■ What is being asked ■
Within the entries below, please return exactly the lines from the one with "Convert this chart" through the one with "const yTicks = [-2, -1, 0, 1, 2];", leaving out any pictures.

Records with drawing code:
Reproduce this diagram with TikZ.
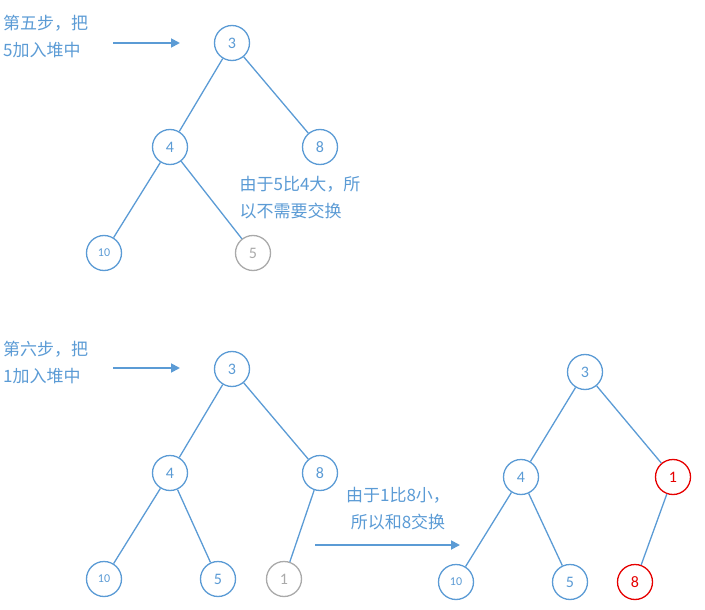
\documentclass[tikz,border=0pt]{standalone}
\usepackage{fontspec}
\setmainfont{Carlito}
\newfontfamily\cjk{Noto Sans CJK SC}
\usetikzlibrary{arrows.meta}
\definecolor{bl}{RGB}{91,155,213}
\definecolor{gr}{RGB}{170,170,170}
\definecolor{rd}{RGB}{230,0,0}
\begin{document}
\begin{tikzpicture}[x=1pt,y=-1pt,
  nd/.style={circle,draw=bl,line width=1.3pt,minimum size=35pt,inner sep=0pt,text=bl,font=\fontsize{16}{16}\selectfont,fill=white},
  sm/.style={font=\fontsize{12}{12}\selectfont},
  gy/.style={draw=gr,text=gr},
  rdn/.style={draw=rd,text=rd},
  ed/.style={draw=bl,line width=1.3pt},
  ar/.style={draw=bl,line width=1.8pt,-{Triangle[length=9pt,width=9pt]}},
  lb/.style={text=bl,font=\cjk\fontsize{17}{27}\selectfont,align=center,inner sep=0pt}]
\useasboundingbox (0,0) rectangle (705,610);
% step 5
\node[nd] (a3) at (232,43) {3};
\node[nd] (a4) at (170,147) {4};
\node[nd] (a8) at (320,147) {8};
\node[nd,sm] (a10) at (104,253) {10};
\node[nd,gy] (a5) at (253,253) {5};
\draw[ed] (a3)--(a4); \draw[ed] (a3)--(a8); \draw[ed] (a4)--(a10); \draw[ed] (a4)--(a5);
\node[lb,align=left,anchor=west] (t1) at (3,37) {第五步，把\\5加入堆中};
\coordinate (s1) at (113,43); \coordinate (e1) at (180,43);
\draw[ar] (s1)--(e1);
\node[lb,align=left,fill=white,inner sep=1pt] (t2) at (300,198) {由于5比4大，所\\以不需要交换};
% step 6
\node[nd] (b3) at (232,369) {3};
\node[nd] (b4) at (170,473) {4};
\node[nd] (b8) at (320,473) {8};
\node[nd,sm] (b10) at (104,579) {10};
\node[nd] (b5) at (218,579) {5};
\node[nd,gy] (b1) at (284,579) {1};
\draw[ed] (b3)--(b4); \draw[ed] (b3)--(b8); \draw[ed] (b4)--(b10); \draw[ed] (b4)--(b5); \draw[ed] (b8)--(b1);
\node[lb,align=left,anchor=west] (t3) at (3,363) {第六步，把\\1加入堆中};
\coordinate (s2) at (113,368); \coordinate (e2) at (180,368);
\draw[ar] (s2)--(e2);
\node[lb] (t4) at (398,509) {由于1比8小，\\所以和8交换};
\coordinate (s3) at (315,545); \coordinate (e3) at (460,545);
\draw[ar] (s3)--(e3);
% result
\node[nd] (c3) at (585,372) {3};
\node[nd] (c4) at (521,477) {4};
\node[nd,rdn] (c1) at (673,477) {1};
\node[nd,sm] (c10) at (456,582) {10};
\node[nd] (c5) at (570,582) {5};
\node[nd,rdn] (c8) at (635,582) {8};
\draw[ed] (c3)--(c4); \draw[ed] (c3)--(c1); \draw[ed] (c4)--(c10); \draw[ed] (c4)--(c5); \draw[ed] (c1)--(c8);
\end{tikzpicture}
\end{document}
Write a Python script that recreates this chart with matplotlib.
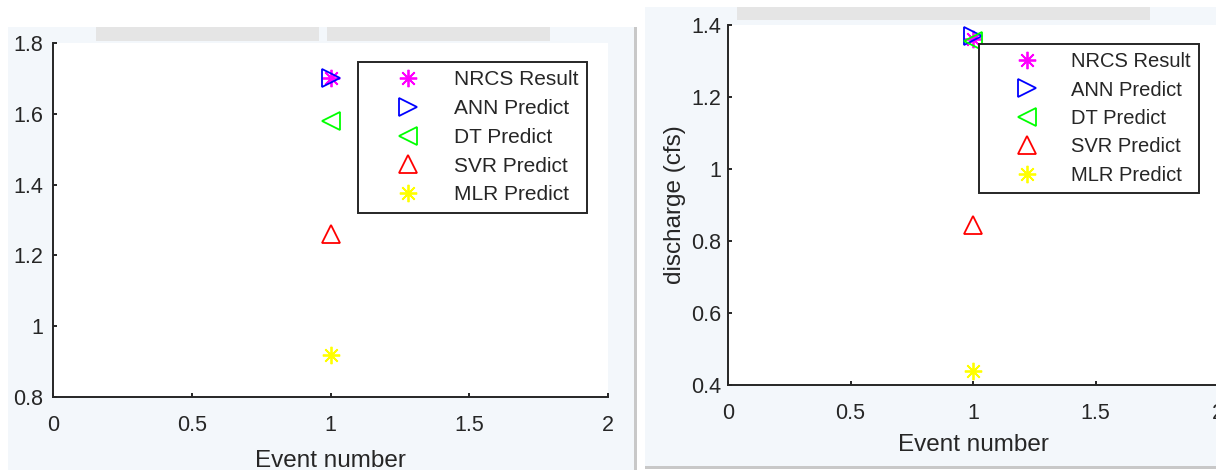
import matplotlib
matplotlib.use('Agg')
import matplotlib.pyplot as plt
from matplotlib.patches import Rectangle

plt.rcParams['font.family'] = ['Liberation Sans', 'DejaVu Sans']

# peak values for event 1, one entry per model
series_labels = ['NRCS Result', 'ANN Predict', 'DT Predict', 'SVR Predict', 'MLR Predict']
event = [1]
peak_left = [1.70, 1.70, 1.58, 1.26, 0.92]
peak_right = [1.36, 1.37, 1.355, 0.845, 0.44]

markers = [(8, 2, 0), '>', '<', '^', (8, 2, 0)]
colors = ['#ff00ff', '#0000ff', '#00ff00', '#ff0000', '#ffff00']

W, H = 1216, 470
fig = plt.figure(figsize=(W / 100, H / 100), dpi=100)
fig.patch.set_facecolor('white')

BG = '#f3f7fb'
BAR = '#e5e5e5'
INK = '#262626'


def fr(x0, y0, x1, y1):
    # pixel box (top-left origin) -> figure fraction rect
    return [x0 / W, 1 - y1 / H, (x1 - x0) / W, (y1 - y0) / H]


def box(x0, y0, x1, y1, color):
    r = fr(x0, y0, x1, y1)
    fig.add_artist(Rectangle((r[0], r[1]), r[2], r[3], transform=fig.transFigure,
                             facecolor=color, edgecolor='none', zorder=-5))


# window backgrounds
box(8, 27, 635, 470, BG)
box(634, 27, 637, 470, '#c8c8c8')
box(645, 7, 1216, 466, BG)
box(645, 466, 1216, 469, '#c8c8c8')
# toolbar strips
box(96, 27, 319, 41, BAR)
box(327, 27, 550, 41, BAR)
box(737, 7, 1150, 20, BAR)


def panel(rect, vals, ylim, yticks, ytick_pad, xlab_y, leg_anchor, leg_font, ylabel=None):
    ax = fig.add_axes(fr(*rect))
    ax.set_facecolor('white')
    for lab, v, m, c in zip(series_labels, vals, markers, colors):
        ax.plot(event, [v], linestyle='none', marker=m, ms=12.5, mfc='none',
                mec=c, mew=1.3, label=lab)
    ax.set_xlim(0, 2)
    ax.set_ylim(*ylim)
    ax.set_xticks([0, 0.5, 1, 1.5, 2])
    ax.set_xticklabels(['0', '0.5', '1', '1.5', '2'])
    ax.set_yticks(yticks)
    ax.set_yticklabels([('%g' % t) for t in yticks])
    for s in ['top', 'right']:
        ax.spines[s].set_visible(False)
    for s in ['left', 'bottom']:
        ax.spines[s].set_color(INK)
        ax.spines[s].set_linewidth(1.4)
    ax.tick_params(direction='in', length=3, width=1.4, color=INK,
                   labelcolor=INK, labelsize=15.5)
    ax.tick_params(axis='y', pad=ytick_pad)
    ax.tick_params(axis='x', pad=13)
    ax.set_xlabel('Event number', fontsize=17.5, color=INK)
    ax.xaxis.set_label_coords(0.5, xlab_y)
    if ylabel:
        ax.set_ylabel(ylabel, fontsize=17.5, color=INK)
        ax.yaxis.set_label_coords(-0.086, 0.5)
    leg = ax.legend(loc='upper right', bbox_to_anchor=leg_anchor,
                    bbox_transform=fig.transFigure, fontsize=leg_font,
                    handlelength=4.0, handletextpad=0.2, borderpad=0.4,
                    labelspacing=0.47, borderaxespad=0, fancybox=False,
                    edgecolor=INK, framealpha=1, numpoints=1)
    leg.get_frame().set_linewidth(1.4)
    for t in leg.get_texts():
        t.set_color(INK)
    return ax


panel((53, 43, 608, 397), peak_left, (0.8, 1.8), [0.8, 1, 1.2, 1.4, 1.6, 1.8],
      7, -0.15, (587 / W, 1 - 62 / H), 15)
panel((728, 25, 1218, 385), peak_right, (0.4, 1.4), [0.4, 0.6, 0.8, 1, 1.2, 1.4],
      5, -0.135, (1199 / W, 1 - 44 / H), 14.5, ylabel='discharge (cfs)')

fig.savefig('out.png', dpi=100, facecolor=fig.get_facecolor())
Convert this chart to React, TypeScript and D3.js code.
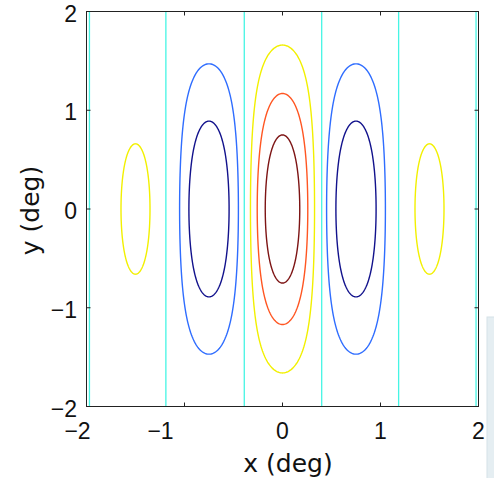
import React from "react";
import * as d3 from "d3";

// contour outlines (deg)
const contourCx = [-1.5, -0.75, -0.75, 0, 0, 0, 0.75, 0.75, 1.5];
const contourRx = [0.148, 0.3, 0.205, 0.327, 0.258, 0.176, 0.3, 0.205, 0.148];
const contourRy = [0.66, 1.47, 0.89, 1.66, 1.17, 0.75, 1.47, 0.89, 0.66];
const contourLevel = [1, -1, -2, 1, 2, 3, -1, -2, 1];

// zero-level contours are vertical lines
const zeroLineX = [-1.97, -1.19, -0.39, 0.4, 1.185, 1.975];

const levels = [-2, -1, 0, 1, 2, 3];
const levelColors = ["#12128c", "#2f6dff", "#45f5e4", "#f2f000", "#ff5622", "#7d1414"];

const xTicks = [-2, -1, 0, 1, 2];
const yTicks = [-2, -1, 0, 1, 2];

const W = 494;
const H = 478;
const sigmaY = 1.0; // vertical envelope width, controls how blunt the ovals are

const x = d3.scaleLinear().domain([-2, 2]).range([86.5, 478.5]);
const y = d3.scaleLinear().domain([-2, 2]).range([406.5, 11.5]);
const color = d3.scaleOrdinal<number, string>().domain(levels).range(levelColors);

const fmt = (v: number) => (v < 0 ? "\u2212" + Math.abs(v) : String(v));
// the original's negative x labels sit left of their ticks
const xLabelShift = (v: number) => (v === -2 ? -9 : v === -1 ? -24 : 0);

function outline(cx: number, rx: number, ry: number) {
  const u0 = (ry * ry) / (2 * sigmaY * sigmaY);
  const norm = 1 - Math.exp(-u0);
  const pts: [number, number][] = d3.range(0, 241).map((i) => {
    const th = (i / 240) * 2 * Math.PI;
    const t = Math.sin(th);
    const w = rx * Math.sqrt(Math.max(0, (1 - Math.exp(u0 * (t * t - 1))) / norm));
    return [cx + Math.sign(Math.cos(th)) * w, ry * t];
  });
  return d3
    .line<[number, number]>()
    .x((d) => x(d[0]))
    .y((d) => y(d[1]))
    .curve(d3.curveLinearClosed)(pts) as string;
}

export default function App() {
  const font = "'Liberation Sans', Arial, sans-serif";
  const labelFont = "'DejaVu Sans', sans-serif";
  const [x0, x1] = x.range();
  const [y0, y1] = y.range();
  return (
    <svg
      width={W}
      height={H}
      style={{ position: "absolute", left: 0, top: 0, background: "#fff" }}
    >
      <rect x={487} y={317} width={20} height={180} fill="#e5eef2" stroke="#d6e2e8" />
      {zeroLineX.map((v, i) => (
        <line key={"z" + i} x1={x(v)} x2={x(v)} y1={y1} y2={y0} stroke={color(0)} strokeWidth={1.3} />
      ))}
      {contourCx.map((cx, i) => (
        <path
          key={"c" + i}
          d={outline(cx, contourRx[i], contourRy[i])}
          fill="none"
          stroke={color(contourLevel[i])}
          strokeWidth={1.4}
        />
      ))}
      <rect x={x0} y={y1} width={x1 - x0} height={y0 - y1} fill="none" stroke="#222" strokeWidth={1} />
      {xTicks.map((t) => (
        <g key={"xt" + t}>
          <line x1={x(t)} x2={x(t)} y1={y0} y2={y0 - 4} stroke="#222" />
          <line x1={x(t)} x2={x(t)} y1={y1} y2={y1 + 4} stroke="#222" />
          <text
            x={x(t) + xLabelShift(t)}
            y={439}
            textAnchor="middle"
            fontFamily={font}
            fontSize={23}
            fill="#111"
          >
            {fmt(t)}
          </text>
        </g>
      ))}
      {yTicks.map((t) => (
        <g key={"yt" + t}>
          <line x1={x0} x2={x0 + 4} y1={y(t)} y2={y(t)} stroke="#222" />
          <line x1={x1} x2={x1 - 4} y1={y(t)} y2={y(t)} stroke="#222" />
          <text x={77} y={y(t) + 10} textAnchor="end" fontFamily={font} fontSize={23} fill="#111">
            {fmt(t)}
          </text>
        </g>
      ))}
      <text x={288} y={472} textAnchor="middle" fontFamily={labelFont} fontSize={25} fill="#111">
        x (deg)
      </text>
      <text
        transform={`translate(39,210.5) rotate(-90)`}
        textAnchor="middle"
        fontFamily={labelFont}
        fontSize={25}
        fill="#111"
      >
        y (deg)
      </text>
    </svg>
  );
}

■ Reply to the exercise ■
Convert this chart to React, TypeScript and D3.js code.
import React from "react";
import * as d3 from "d3";

// contour outlines (deg)
const contourCx = [-1.5, -0.75, -0.75, 0, 0, 0, 0.75, 0.75, 1.5];
const contourRx = [0.148, 0.3, 0.205, 0.327, 0.258, 0.176, 0.3, 0.205, 0.148];
const contourRy = [0.66, 1.47, 0.89, 1.66, 1.17, 0.75, 1.47, 0.89, 0.66];
const contourLevel = [1, -1, -2, 1, 2, 3, -1, -2, 1];

// zero-level contours are vertical lines
const zeroLineX = [-1.97, -1.19, -0.39, 0.4, 1.185, 1.975];

const levels = [-2, -1, 0, 1, 2, 3];
const levelColors = ["#12128c", "#2f6dff", "#45f5e4", "#f2f000", "#ff5622", "#7d1414"];

const xTicks = [-2, -1, 0, 1, 2];
const yTicks = [-2, -1, 0, 1, 2];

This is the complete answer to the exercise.